Feature: Italy's Genoa struggles to make sense of bridge collapse as rescue goes on
by Alessandra Cardone
GENOA, Italy, Aug. 15 (Xinhua) -- A day after suffering its major structural disaster in decades, the northwestern Italian city of Genoa still struggled to cope with reality.
An eerie atmosphere lingered around the scene of the disaster, less than three kilometres away from the populous Sampierdarena district.
This was where the mid-section of a major viaduct -- called "Morandi Bridge" -- suddenly crashed down around noon on Tuesday, dropping tonnes of concrete debris, and sending dozens of vehicles falling 45 meters to the ground.
The whole area remained cordoned off by police, while hundreds of rescue officers kept working non-stop to try to reach possible survivors.
The provisional death toll of the incident was 39 as of late Wednesday. Yet, the civil protection agency warned the figure would be "constantly updated" until all operations were concluded.
In a day traditionally devoted to family trips and vacation -- Aug. 15 being a major summer holiday in Italy -- the people of Genoa could not think of anything but what happened.
"I feel like a miraculous survivor ... indeed we all are, because we have always been driving several times a day on that bridge," taxi driver Giuliano Fiorella told Xinhua, referring to himself and his colleagues.
The man was driving in the tunnel that led to the west part of the bridge on Tuesday, with a passenger on board heading to Milan in Lombardy.
He reached the end of the tunnel at 11:54 a.m.
"I was maybe thirty meters from the bridge, and I saw the two cars before me stopping. I also stopped my taxi, and I started seeing people running towards me from the bridge into the tunnel," Fiorella explained.
"They were all wet, since it was raining heavily, and many had children in their arms."
"They appeared distraught, and were shouting 'Run away, run away, the bridge has collapsed'... At first, I could not make sense of what they were saying," he said.
Fiorella was lucky: nor him nor any of his relatives were involved in the incident. Yet, his hands started shaking as soon as he recalled the event.
Engineer Arturo Antonelli, a senior officer with Genoa's Firefighter Provincial Headquarters, was among the first emergency crews to reach the site of the incident. His account was less emotional, due to his long experience as emergency worker, yet still dramatic.
"One major difficulty in the immediate aftermath was to reach the site: we struggled to find secondary roads leading to where the bridge had crashed," Antonelli explained to Xinhua.
"It was raining hard at that moment, and that also made things harder," he added.
The "Morandi Bridge" was a 1,182-meter long viaduct linking the western part of Genoa to the east, and a major connection to two highways leading toward Milan and towards the French border respectively.
It did not stand above a residential area, which would explain the still moderate number of victims. Yet, when a portion of about 100 metres of the bridge caved in, at least 30 cars and three heavy trucks were passing through it, local authorities estimated.

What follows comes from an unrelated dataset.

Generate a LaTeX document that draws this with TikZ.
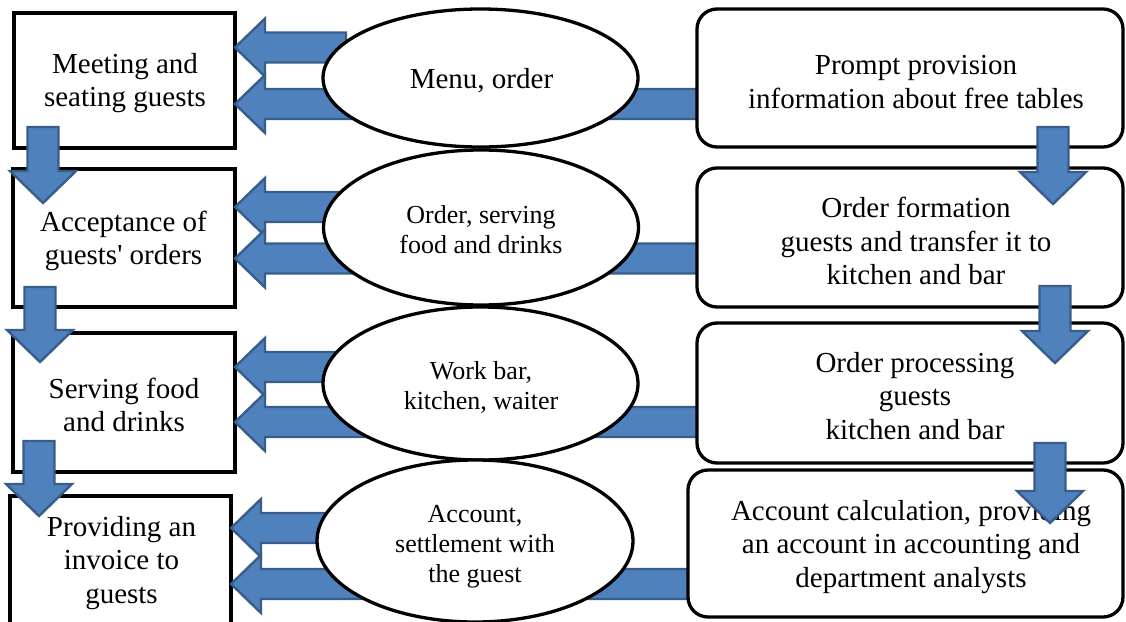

As such, as soon as they reached the site, rescuers focused their efforts on the vehicles that had fallen, but had not been crashed under concrete rubble.
"We were able to see about 30 vehicles, approximately," Antonelli said.
"The most difficult job in that phase was to recover some vehicles that had only partially fallen and were like suspended in the air, because they were at risk of falling from the bridge's remains."
He explained they had to operate "from above" to avoid further burdening the structure. "In that way, we managed to pull out about 5 people alive."
Some 12 hours after the incident, however, men and dog units were not enough anymore.
"Since last night (Tuesday), search activities have changed, and we have been using cranes and heavy equipment to remove concrete rubble," Italy's firefighters spokesman Luca Cari told Xinhua.
"This was necessary to allow fire dogs and Urban Search and Rescue (USAR) units to gain access to the major concrete debris, and check the possible presence of people trapped," Cari said.
It was a dangerous work for rescuers.
"Cranes and heavy equipment can jeopardize the stability of the structure still standing: if this happens, firefighters on the ground could be involved in further collapses," Cari specified.
Looking exhausted after long hours of uninterrupted work, the spokesman could not estimate the time still needed to end their work.
"This phase is very complicated, and therefore can be very long."
As such, while two days of mourning were marked in Genoa on Aug. 15-16, the massive rescue operation would go on. And what remained of the huge bridge was kept under constant monitoring to give rescuers a timely warning in case of further danger.